Source code of charts
☆ ☆ ☆ ☆

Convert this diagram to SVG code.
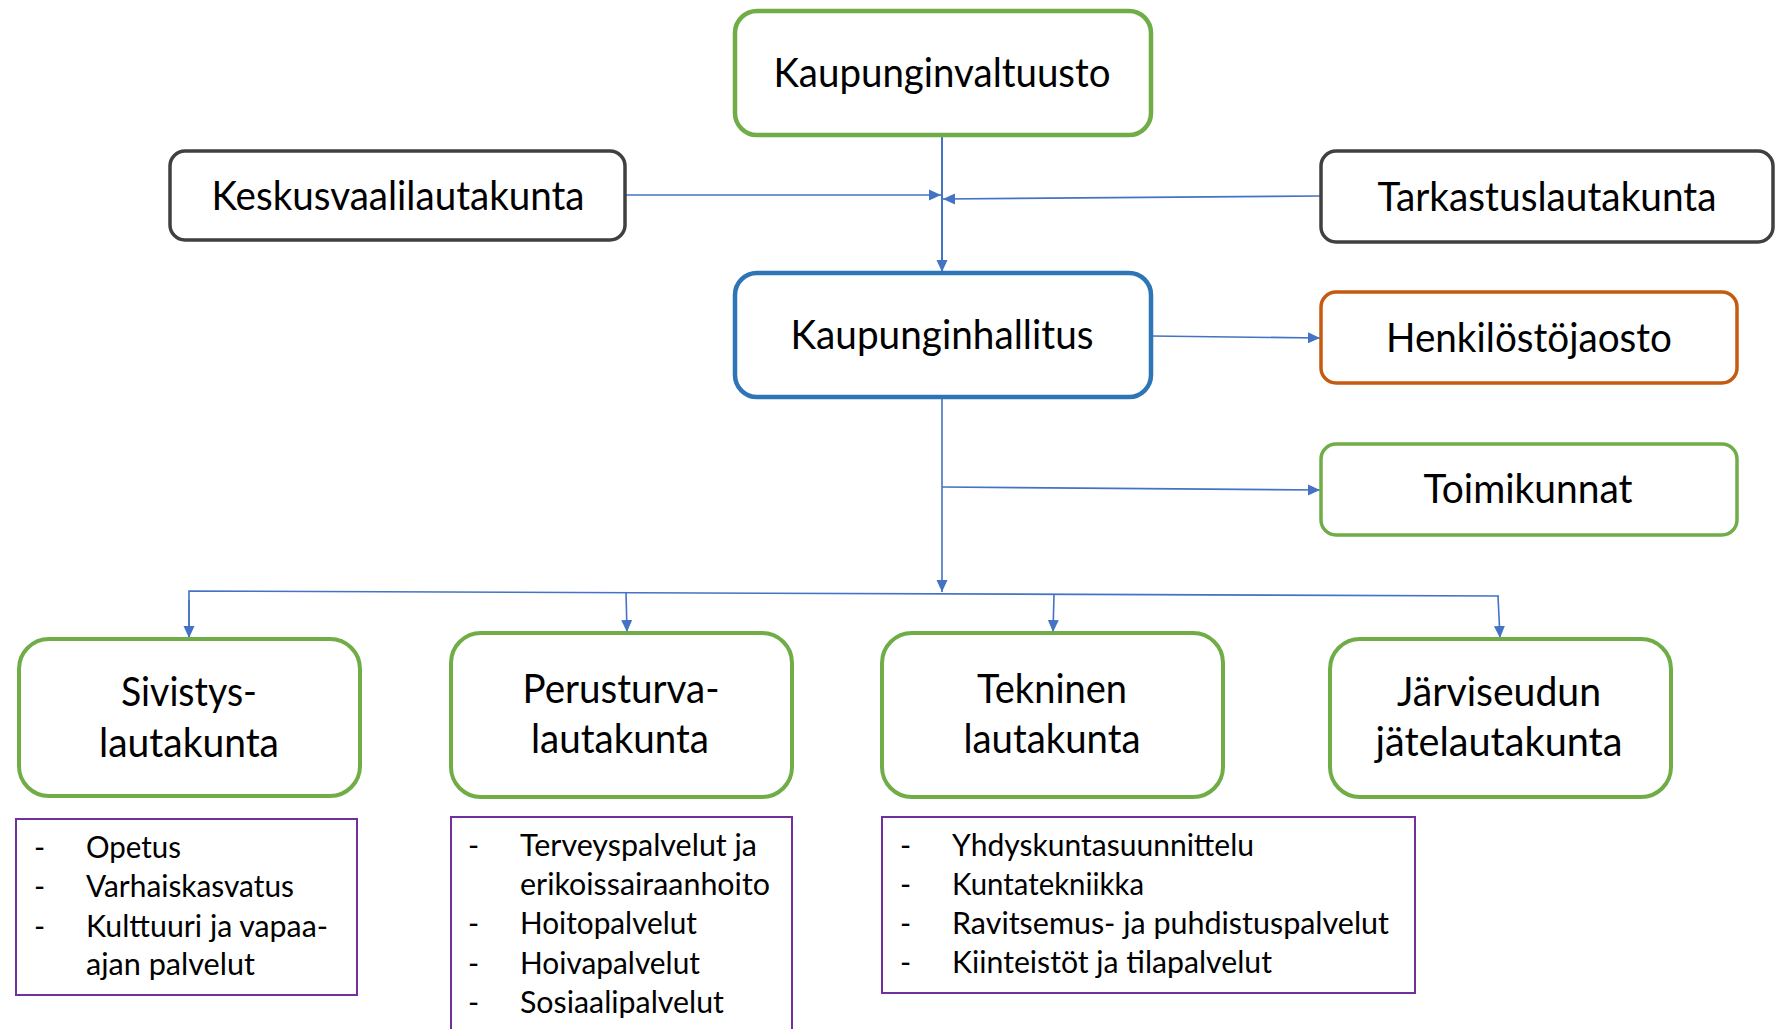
<svg xmlns="http://www.w3.org/2000/svg" width="1776" height="1029" viewBox="0 0 1776 1029">
<style>
.lbl{font-family:Lato,"Liberation Sans",sans-serif;font-size:40px;fill:#000;text-anchor:middle}
.li{font-family:Lato,"Liberation Sans",sans-serif;font-size:30px;fill:#000}
.box{fill:#fff}
.green{stroke:#70AD47;stroke-width:4}
.dark{stroke:#404040;stroke-width:3.5}
.blue{stroke:#2E75B6;stroke-width:4.5}
.orange{stroke:#C55A11;stroke-width:3.5}
.purple{fill:#fff;stroke:#7030A0;stroke-width:2}
.con{fill:none;stroke:#4472C4;stroke-width:1.6}
</style>
<defs>
<marker id="arr" viewBox="0 0 12 12" refX="12" refY="6" markerWidth="12" markerHeight="12" markerUnits="userSpaceOnUse" orient="auto">
<path d="M0,0.5 L12,6 L0,11.5 z" fill="#4472C4"/>
</marker>
</defs>
<rect width="1776" height="1029" fill="#fff"/>

<g id="connectors">
<line class="con" x1="942" y1="135" x2="942" y2="272" style="stroke-width:2" marker-end="url(#arr)"/>
<line class="con" x1="625" y1="195" x2="941" y2="195" marker-end="url(#arr)"/>
<line class="con" x1="1321" y1="196" x2="943" y2="199" marker-end="url(#arr)"/>
<line class="con" x1="1151" y1="336" x2="1320" y2="338" marker-end="url(#arr)"/>
<line class="con" x1="942" y1="396" x2="942" y2="592" marker-end="url(#arr)"/>
<line class="con" x1="942" y1="487" x2="1320" y2="490" marker-end="url(#arr)"/>
<polyline class="con" points="189,637 189,591 1499,596"/>
<line class="con" x1="189" y1="600" x2="189" y2="638" marker-end="url(#arr)"/>
<line class="con" x1="626" y1="592" x2="627" y2="632" marker-end="url(#arr)"/>
<line class="con" x1="1054" y1="595" x2="1053" y2="632" marker-end="url(#arr)"/>
<line class="con" x1="1498" y1="596" x2="1500" y2="638" marker-end="url(#arr)"/>
</g>

<g id="kaupunginvaltuusto">
<rect class="box green" x="735" y="11" width="416" height="124" rx="22" style="stroke-width:4.5"/>
<text class="lbl" x="942" y="87" textLength="337" lengthAdjust="spacingAndGlyphs">Kaupunginvaltuusto</text>
</g>
<g id="keskusvaalilautakunta">
<rect class="box dark" x="170" y="151" width="455" height="89" rx="15"/>
<text class="lbl" x="398" y="210" textLength="373" lengthAdjust="spacingAndGlyphs">Keskusvaalilautakunta</text>
</g>
<g id="tarkastuslautakunta">
<rect class="box dark" x="1321" y="151" width="452" height="91" rx="15"/>
<text class="lbl" x="1547" y="211" textLength="339" lengthAdjust="spacingAndGlyphs">Tarkastuslautakunta</text>
</g>
<g id="kaupunginhallitus">
<rect class="box blue" x="735" y="273" width="416" height="124" rx="22"/>
<text class="lbl" x="942" y="349" textLength="303" lengthAdjust="spacingAndGlyphs">Kaupunginhallitus</text>
</g>
<g id="henkilostojaosto">
<rect class="box orange" x="1321" y="292" width="416" height="91" rx="15"/>
<text class="lbl" x="1529" y="352" textLength="286" lengthAdjust="spacingAndGlyphs">Henkilöstöjaosto</text>
</g>
<g id="toimikunnat">
<rect class="box green" x="1321" y="444" width="416" height="91" rx="15" style="stroke-width:3.5"/>
<text class="lbl" x="1528" y="503" textLength="209" lengthAdjust="spacingAndGlyphs">Toimikunnat</text>
</g>

<g id="sivistyslautakunta">
<rect class="box green" x="19" y="639" width="341" height="157" rx="30"/>
<text class="lbl" x="189" y="706" textLength="136" lengthAdjust="spacingAndGlyphs">Sivistys-</text>
<text class="lbl" x="189" y="757" textLength="180" lengthAdjust="spacingAndGlyphs">lautakunta</text>
</g>
<g id="perusturvalautakunta">
<rect class="box green" x="451" y="633" width="341" height="164" rx="30"/>
<text class="lbl" x="621" y="703" textLength="197" lengthAdjust="spacingAndGlyphs">Perusturva-</text>
<text class="lbl" x="620" y="753" textLength="178" lengthAdjust="spacingAndGlyphs">lautakunta</text>
</g>
<g id="tekninenlautakunta">
<rect class="box green" x="882" y="633" width="341" height="164" rx="30"/>
<text class="lbl" x="1052" y="703" textLength="150" lengthAdjust="spacingAndGlyphs">Tekninen</text>
<text class="lbl" x="1052" y="753" textLength="177" lengthAdjust="spacingAndGlyphs">lautakunta</text>
</g>
<g id="jatelautakunta">
<rect class="box green" x="1330" y="639" width="341" height="158" rx="30"/>
<text class="lbl" x="1499" y="706" textLength="204" lengthAdjust="spacingAndGlyphs">Järviseudun</text>
<text class="lbl" x="1499" y="756" textLength="247" lengthAdjust="spacingAndGlyphs">jätelautakunta</text>
</g>

<g id="sivistys-lista">
<rect class="purple" x="16" y="819" width="341" height="176"/>
<text class="li" x="34" y="858">-</text>
<text class="li" x="86" y="858" textLength="95" lengthAdjust="spacingAndGlyphs">Opetus</text>
<text class="li" x="34" y="897">-</text>
<text class="li" x="86" y="897" textLength="208" lengthAdjust="spacingAndGlyphs">Varhaiskasvatus</text>
<text class="li" x="34" y="937">-</text>
<text class="li" x="86" y="937" textLength="242" lengthAdjust="spacingAndGlyphs">Kulttuuri ja vapaa-</text>
<text class="li" x="86" y="975" textLength="169" lengthAdjust="spacingAndGlyphs">ajan palvelut</text>
</g>
<g id="perusturva-lista">
<rect class="purple" x="451" y="817" width="341" height="230"/>
<text class="li" x="468" y="856">-</text>
<text class="li" x="520" y="856" textLength="237" lengthAdjust="spacingAndGlyphs">Terveyspalvelut ja</text>
<text class="li" x="520" y="895" textLength="250" lengthAdjust="spacingAndGlyphs">erikoissairaanhoito</text>
<text class="li" x="468" y="934">-</text>
<text class="li" x="520" y="934" textLength="177" lengthAdjust="spacingAndGlyphs">Hoitopalvelut</text>
<text class="li" x="468" y="974">-</text>
<text class="li" x="520" y="974" textLength="180" lengthAdjust="spacingAndGlyphs">Hoivapalvelut</text>
<text class="li" x="468" y="1013">-</text>
<text class="li" x="520" y="1013" textLength="204" lengthAdjust="spacingAndGlyphs">Sosiaalipalvelut</text>
</g>
<g id="tekninen-lista">
<rect class="purple" x="882" y="817" width="533" height="176"/>
<text class="li" x="900" y="856">-</text>
<text class="li" x="952" y="856" textLength="302" lengthAdjust="spacingAndGlyphs">Yhdyskuntasuunnittelu</text>
<text class="li" x="900" y="895">-</text>
<text class="li" x="952" y="895" textLength="192" lengthAdjust="spacingAndGlyphs">Kuntatekniikka</text>
<text class="li" x="900" y="934">-</text>
<text class="li" x="952" y="934" textLength="437" lengthAdjust="spacingAndGlyphs">Ravitsemus- ja puhdistuspalvelut</text>
<text class="li" x="900" y="973">-</text>
<text class="li" x="952" y="973" textLength="320" lengthAdjust="spacingAndGlyphs">Kiinteistöt ja tilapalvelut</text>
</g>
</svg>
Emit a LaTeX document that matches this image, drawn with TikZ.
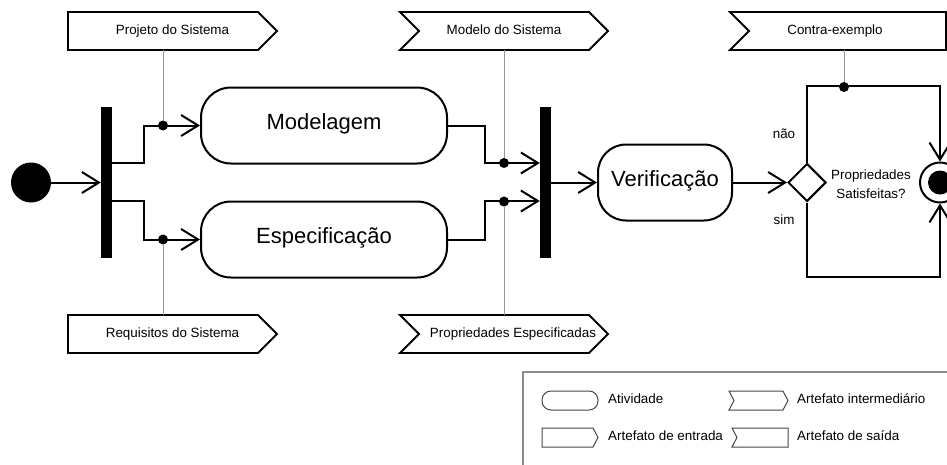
\documentclass[tikz,border=0pt]{standalone}
\usepackage{fontspec}
\setmainfont{Liberation Sans}
\usetikzlibrary{arrows.meta,shapes.geometric}

\definecolor{linkgray}{RGB}{150,150,150}
\definecolor{framegray}{RGB}{140,140,140}
\definecolor{legendline}{RGB}{70,70,70}

\tikzset{
  flow/.style={line width=2pt, draw=black},
  arr/.style={flow, -{Straight Barb[length=17pt,width=21pt,line width=2pt]}},
  link/.style={line width=1pt, draw=linkgray},
  artifact/.style={line width=1.8pt, draw=black, line join=miter},
  smalltext/.style={font=\fontsize{13.4}{16}\selectfont, inner sep=0pt, text height=0.716em, text depth=0pt},
  activity/.style={draw, line width=2pt, rounded corners=30pt, minimum height=76pt,
    inner sep=0pt, font=\fontsize{22}{26}\selectfont, text height=0.716em, text depth=0pt},
  forkbar/.style={fill=black, draw=none, minimum width=11pt, minimum height=151pt, inner sep=0pt},
  dot/.style={circle, fill=black, minimum size=10pt, inner sep=0pt},
  decision/.style={diamond, draw, line width=2pt, minimum width=38pt, minimum height=38pt, inner sep=0pt},
  legendshape/.style={line width=1pt, draw=legendline},
  legendframe/.style={line width=1.5pt, draw=framegray},
}

\begin{document}
\begin{tikzpicture}[x=1pt,y=-1pt]
\useasboundingbox (0,0) rectangle (947,464);
\clip (0,0) rectangle (947,464);

% ---- activity flow ----
\node[circle, fill=black, minimum size=40pt, inner sep=0pt] (init) at (31,182.5) {};
\node[forkbar] (bar1) at (106.5,182.5) {};
\node[activity, minimum width=246pt] (mod)  at (324,125.5) {Modelagem};
\node[activity, minimum width=246pt] (spec) at (324,239.5) {Especificação};
\node[forkbar] (bar2) at (545.5,182.5) {};
\node[activity, minimum width=134pt, rounded corners=28pt] (ver) at (665,182.5) {Verificação};
\node[decision] (dec) at (807,182.5) {};
\node[circle, draw, line width=2pt, minimum size=40pt, inner sep=0pt] (fim) at (940,182.5) {};
\fill (fim.center) circle (12pt);

\draw[arr] (init) -- (bar1);
\draw[arr] ([yshift=19.5pt]bar1.east) -- ++(32,0) |- (mod.west);
\draw[arr] ([yshift=-18.5pt]bar1.east) -- ++(32,0) |- (spec.west);
\draw[arr] (mod.east) -- ++(37,0) |- ([yshift=19.5pt]bar2.west);
\draw[arr] (spec.east) -- ++(37,0) |- ([yshift=-18.5pt]bar2.west);
\draw[arr] (bar2) -- (ver);
\draw[arr] (ver) -- (dec);
\draw[arr] (dec.north) -- ++(0,-76.5) -| (fim.north);
\draw[arr] (dec.south) -- ++(0,74.5) -| (fim.south);

% object-flow pins
\node[dot] (p1) at (163,125.5) {};
\node[dot] (p2) at (163,239.5) {};
\node[dot] (p3) at (504,163) {};
\node[dot] (p4) at (504,201.5) {};
\node[dot] (p5) at (844,87) {};

\node[font=\fontsize{13.4}{16}\selectfont, inner sep=0pt, anchor=base] (nao) at (784,138) {não};
\node[font=\fontsize{13.4}{16}\selectfont, inner sep=0pt, anchor=base] (sim) at (784,224) {sim};
\node[font=\fontsize{13.4}{19}\selectfont, inner sep=0pt, align=center] (cond) at (871,184.6) {Propriedades\\Satisfeitas?};

% ---- artifacts ----
% input artifacts
\draw[artifact] (68,12) -- (258,12) -- (277,31) -- (258,50) -- (68,50) -- cycle;
\node[smalltext] (projeto) at (172.5,31) {Projeto do Sistema};
\coordinate (projeto-b) at (163,50);
\draw[artifact] (68,315) -- (258,315) -- (277,334) -- (258,353) -- (68,353) -- cycle;
\node[smalltext] (requisitos) at (172.5,334) {Requisitos do Sistema};
\coordinate (requisitos-t) at (163,315);
% intermediate artifacts
\draw[artifact] (400,12) -- (589,12) -- (608,31) -- (589,50) -- (400,50) -- (419,31) -- cycle;
\node[smalltext] (modelo) at (504,31) {Modelo do Sistema};
\coordinate (modelo-b) at (504,50);
\draw[artifact] (400,315) -- (589,315) -- (608,334) -- (589,353) -- (400,353) -- (419,334) -- cycle;
\node[smalltext] (props) at (513,334) {Propriedades Especificadas};
\coordinate (props-t) at (504,315);
% output artifact
\draw[artifact] (730,12) -- (946,12) -- (946,50) -- (730,50) -- (749,31) -- cycle;
\node[smalltext] (contra) at (835,31) {Contra-exemplo};
\coordinate (contra-b) at (844,50);

\draw[link] (projeto-b) -- (p1);
\draw[link] (requisitos-t) -- (p2);
\draw[link] (modelo-b) -- (p3);
\draw[link] (props-t) -- (p4);
\draw[link] (contra-b) -- (p5);

% ---- legend ----
\draw[legendframe] (523,372) rectangle (990,500);
\draw[legendshape, rounded corners=9pt] (542,391) rectangle (598,410);
\node[smalltext, anchor=west] (l1) at (608,400) {Atividade};
\draw[legendshape] (729,391) -- (783,391) -- (788,400.5) -- (783,410) -- (729,410) -- (734,400.5) -- cycle;
\node[smalltext, anchor=west] (l2) at (797,400) {Artefato intermediário};
\draw[legendshape] (542,428) -- (593,428) -- (598,437.5) -- (593,447) -- (542,447) -- cycle;
\node[smalltext, anchor=west] (l3) at (608,437) {Artefato de entrada};
\draw[legendshape] (732,428) -- (788,428) -- (788,447) -- (732,447) -- (737,437.5) -- cycle;
\node[smalltext, anchor=west] (l4) at (797,437) {Artefato de saída};
\end{tikzpicture}
\end{document}
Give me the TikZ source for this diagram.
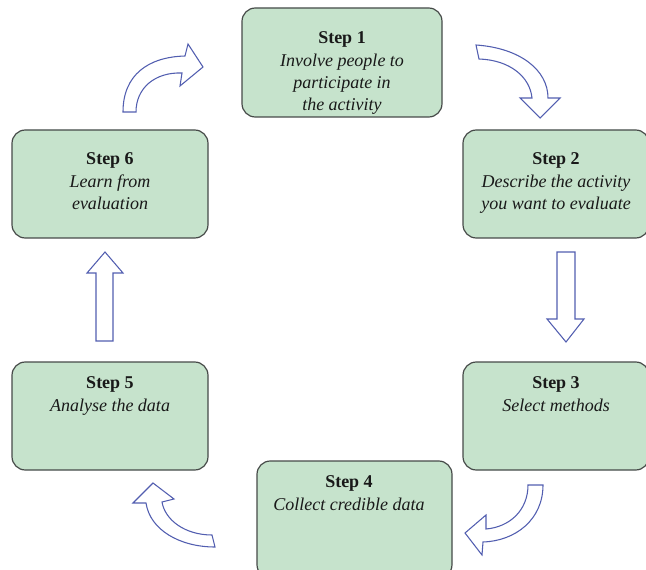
\documentclass[tikz,border=0pt]{standalone}
\usepackage{fontspec}
\setmainfont{Liberation Serif}
\definecolor{boxfill}{RGB}{198,227,204}
\definecolor{boxline}{RGB}{70,74,72}
\definecolor{arrowline}{RGB}{82,94,176}
\definecolor{inktext}{RGB}{25,25,25}
\begin{document}
\begin{tikzpicture}[x=0.75pt,y=-0.75pt,
  stepbox/.style={draw=boxline,fill=boxfill,line width=0.9pt,rounded corners=10pt,inner sep=0pt},
  steptext/.style={anchor=north,align=center,inner sep=0pt,text=inktext,
    font=\fontsize{13.5}{16.8}\selectfont},
  blockarrow/.style={draw=arrowline,fill=white,line width=0.8pt,line join=miter}]
\useasboundingbox (0,0) rectangle (646,570);

% step boxes
\node[stepbox,minimum width=150pt,minimum height=81.75pt] (b1) at (342,62.5) {};
\node[stepbox,minimum width=139.5pt,minimum height=81pt] (b2) at (556,184) {};
\node[stepbox,minimum width=139.5pt,minimum height=81pt] (b3) at (556,416) {};
\node[stepbox,minimum width=146.25pt,minimum height=87.75pt] (b4) at (354.5,519.5) {};
\node[stepbox,minimum width=147pt,minimum height=81pt] (b5) at (110,416) {};
\node[stepbox,minimum width=147pt,minimum height=81pt] (b6) at (110,184) {};

% step texts
\node[steptext] (t1) at (342,31.5) {\textbf{Step 1}\\\textit{Involve people to}\\\textit{participate in}\\\textit{the activity}};
\node[steptext] (t2) at (556,152.5) {\textbf{Step 2}\\\textit{Describe the activity}\\\textit{you want to evaluate}};
\node[steptext] (t3) at (556,376.5) {\textbf{Step 3}\\\textit{Select methods}};
\node[steptext] (t4) at (349,475.5) {\textbf{Step 4}\\\textit{Collect credible data}};
\node[steptext] (t5) at (110,376.5) {\textbf{Step 5}\\\textit{Analyse the data}};
\node[steptext] (t6) at (110,152.5) {\textbf{Step 6}\\\textit{Learn from}\\\textit{evaluation}};

% block arrows between the steps
% 6 -> 1
\draw[blockarrow] (123,112) .. controls (123,75) and (148,57) .. (185,56)
  -- (188,44) -- (203,67) -- (180,86) -- (182,73)
  .. controls (155,72) and (136,88) .. (136,112) -- cycle;
% 1 -> 2
\draw[blockarrow] (476,45) .. controls (520,48) and (548,70) .. (548,98)
  -- (560,98) -- (540,118) -- (520,98) -- (532,98)
  .. controls (530,77) and (510,60) .. (479,59) -- cycle;
% 2 -> 3
\draw[blockarrow] (557,252) -- (575,252) -- (575,319) -- (584,319)
  -- (566,342) -- (547,319) -- (557,319) -- cycle;
% 3 -> 4
\draw[blockarrow] (543,485) .. controls (543,520) and (515,541) .. (483,542)
  -- (482,555) -- (465,533) -- (486,515) -- (486,529)
  .. controls (510,527) and (528,510) .. (528,485) -- cycle;
% 4 -> 5
\draw[blockarrow] (215,547) .. controls (180,547) and (150,530) .. (146,503)
  -- (133,503) -- (153,483) -- (174,499) -- (162,502)
  .. controls (165,520) and (185,535) .. (212,535) -- cycle;
% 5 -> 6
\draw[blockarrow] (96,341) -- (113,341) -- (113,273) -- (123,273)
  -- (105,252) -- (87,273) -- (96,273) -- cycle;
\end{tikzpicture}
\end{document}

☆ ☆ ☆ ☆

WORK TO BE COMPLETED. Copy all lines from the listing that contain "this".

TASK RESULT.
Convert this diagram to SVG code.
Emit a LaTeX document that matches this image, drawn with TikZ.
Give me the TikZ source for this diagram.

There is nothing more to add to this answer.